In the $3$-partition problem we are given a (multi-)set $\mathcal{S}$ containing $3n$ positive integers $x_1, \dots, x_{3n}$ and the goal is that of deciding whether there exists a partition of $\mathcal{S}$ into $n$ sets $S_1, \dots, S_n$ of $3$ elements each, such that, for each $i$, $\sum_{x \in S_i} x = T$, where $T = \frac{1}{n} \sum_{i=1}^{3n} x_i$.
It is known that this problem remains NP-hard even when each $x_i$ is strictly between $T/4$ and $T/2$. We will therefore restrict to such instances.
To obtain an instance of your problem, it suffices to use the same set of integers $\{ x_1, \dots, x_{3n} \}$ (i.e., $N=3n$) with $X = T$.
Clearly, since the sum of any two input elements can be at most $2 \cdot (\frac{T}{2}-1) < T = X$, we have that, in any partition $\mathcal{P}$ of $\{ x_1, \dots, x_{3n} \}$, the number of sets $S \in \mathcal{P}$ such that $\sum_{x \in S} x \ge X$ can be at most $N/3 = n$.
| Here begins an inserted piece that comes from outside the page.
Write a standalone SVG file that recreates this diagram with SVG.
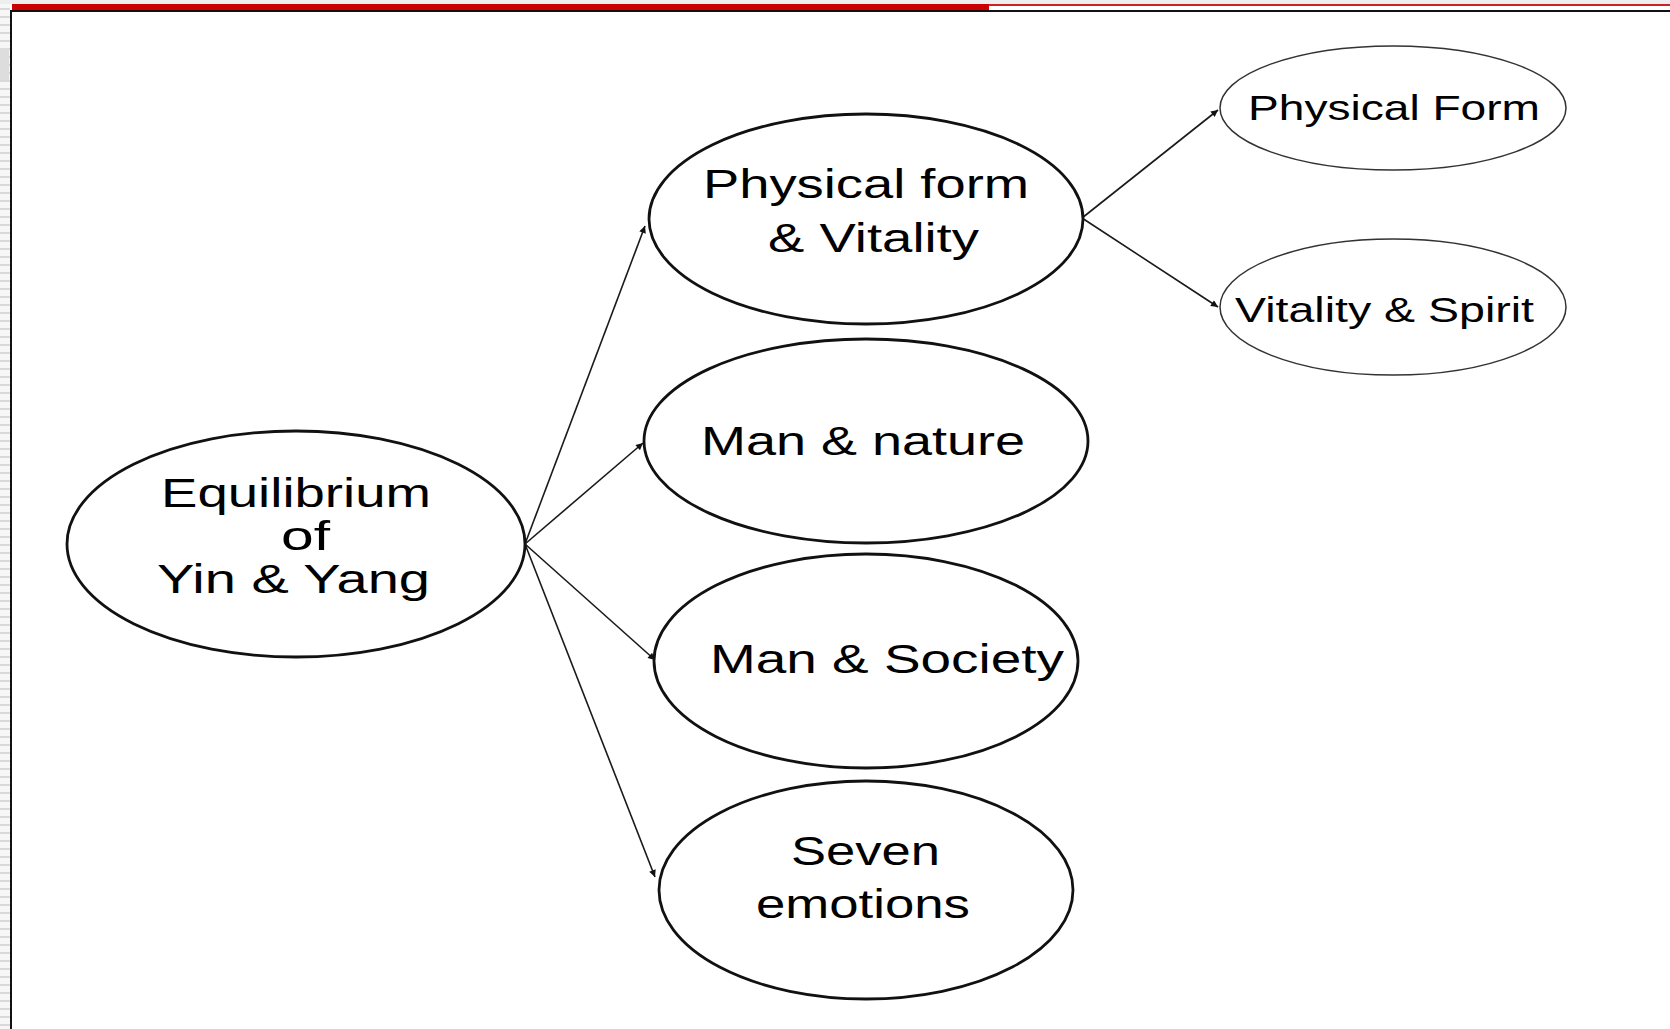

If the answer to the 3-partition instance is "yes", then the same partition $S_1, \dots, S_n$ exactly matches this upper bound in the instance of your problem.
On the other hand, if the answer to the 3-partition instance is "no", then in any partition of $\{ x_1, \dots, x_{3n} \}$ there is at most one set with sum smaller than $T$, i.e., there are at most $n-1$ sets with sum at least $T$.
To summarize: the answer to the instance of $3$-partition is yes if and only if the optimal solution to the corresponding instance of your problem has measure at least $n$.
Your problem is not NP-complete since it does not belong to NP (since it is not a decision problem). Unless P=NP there is no efficient (polynomial-time) algorithm for your problem.